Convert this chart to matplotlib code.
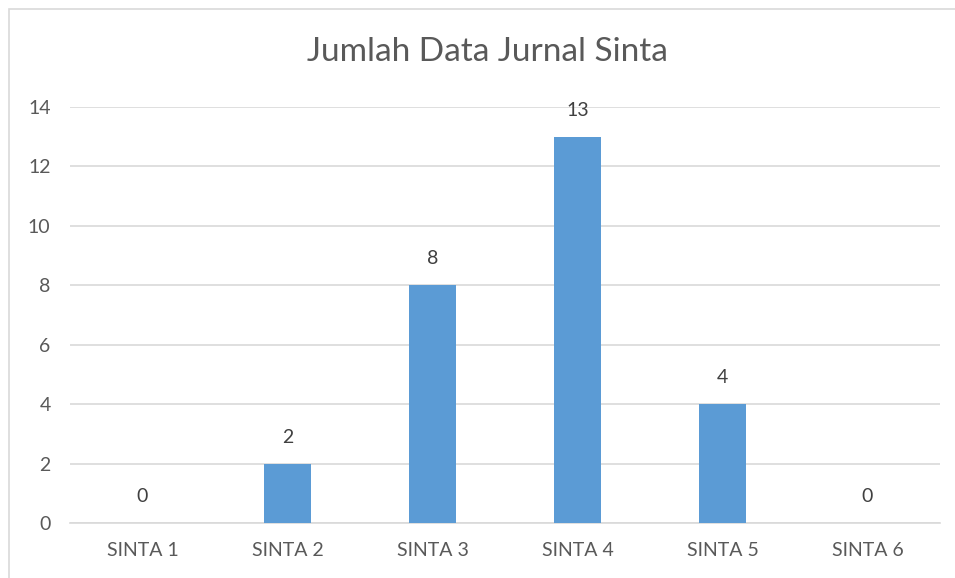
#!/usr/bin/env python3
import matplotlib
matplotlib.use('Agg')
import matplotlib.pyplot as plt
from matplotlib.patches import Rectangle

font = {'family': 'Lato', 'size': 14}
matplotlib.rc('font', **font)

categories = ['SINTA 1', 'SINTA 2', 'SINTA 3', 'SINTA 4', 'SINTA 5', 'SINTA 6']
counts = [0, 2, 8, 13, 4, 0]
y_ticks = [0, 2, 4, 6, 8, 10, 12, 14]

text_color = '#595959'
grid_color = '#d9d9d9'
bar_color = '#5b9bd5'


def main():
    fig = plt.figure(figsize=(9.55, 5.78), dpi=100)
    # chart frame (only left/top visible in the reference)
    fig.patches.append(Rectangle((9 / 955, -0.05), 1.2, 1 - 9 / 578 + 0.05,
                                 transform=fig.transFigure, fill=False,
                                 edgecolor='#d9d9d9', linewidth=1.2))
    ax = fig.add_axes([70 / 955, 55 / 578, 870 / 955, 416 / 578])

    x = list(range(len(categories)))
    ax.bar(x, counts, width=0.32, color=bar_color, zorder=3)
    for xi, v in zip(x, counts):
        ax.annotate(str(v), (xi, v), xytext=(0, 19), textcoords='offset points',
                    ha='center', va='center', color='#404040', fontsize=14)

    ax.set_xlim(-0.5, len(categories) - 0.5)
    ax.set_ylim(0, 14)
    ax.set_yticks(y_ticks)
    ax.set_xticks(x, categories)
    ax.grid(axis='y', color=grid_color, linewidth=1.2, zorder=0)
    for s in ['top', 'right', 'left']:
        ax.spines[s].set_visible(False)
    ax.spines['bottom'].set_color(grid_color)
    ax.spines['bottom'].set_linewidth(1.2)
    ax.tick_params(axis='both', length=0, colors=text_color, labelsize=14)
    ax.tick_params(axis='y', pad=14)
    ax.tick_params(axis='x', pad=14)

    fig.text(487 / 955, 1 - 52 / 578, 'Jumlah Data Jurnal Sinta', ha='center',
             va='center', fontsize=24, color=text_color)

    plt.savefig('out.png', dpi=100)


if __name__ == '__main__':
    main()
#####
_Written request_:
Reproduce only the lines from the beginning of the data through the line that contains "ax.tick_params(axis='x', pad=14)", both included, and please drop the pictures.

_Right answer_:
Convert this chart to matplotlib code.
#!/usr/bin/env python3
import matplotlib
matplotlib.use('Agg')
import matplotlib.pyplot as plt
from matplotlib.patches import Rectangle

font = {'family': 'Lato', 'size': 14}
matplotlib.rc('font', **font)

categories = ['SINTA 1', 'SINTA 2', 'SINTA 3', 'SINTA 4', 'SINTA 5', 'SINTA 6']
counts = [0, 2, 8, 13, 4, 0]
y_ticks = [0, 2, 4, 6, 8, 10, 12, 14]

text_color = '#595959'
grid_color = '#d9d9d9'
bar_color = '#5b9bd5'


def main():
    fig = plt.figure(figsize=(9.55, 5.78), dpi=100)
    # chart frame (only left/top visible in the reference)
    fig.patches.append(Rectangle((9 / 955, -0.05), 1.2, 1 - 9 / 578 + 0.05,
                                 transform=fig.transFigure, fill=False,
                                 edgecolor='#d9d9d9', linewidth=1.2))
    ax = fig.add_axes([70 / 955, 55 / 578, 870 / 955, 416 / 578])

    x = list(range(len(categories)))
    ax.bar(x, counts, width=0.32, color=bar_color, zorder=3)
    for xi, v in zip(x, counts):
        ax.annotate(str(v), (xi, v), xytext=(0, 19), textcoords='offset points',
                    ha='center', va='center', color='#404040', fontsize=14)

    ax.set_xlim(-0.5, len(categories) - 0.5)
    ax.set_ylim(0, 14)
    ax.set_yticks(y_ticks)
    ax.set_xticks(x, categories)
    ax.grid(axis='y', color=grid_color, linewidth=1.2, zorder=0)
    for s in ['top', 'right', 'left']:
        ax.spines[s].set_visible(False)
    ax.spines['bottom'].set_color(grid_color)
    ax.spines['bottom'].set_linewidth(1.2)
    ax.tick_params(axis='both', length=0, colors=text_color, labelsize=14)
    ax.tick_params(axis='y', pad=14)
    ax.tick_params(axis='x', pad=14)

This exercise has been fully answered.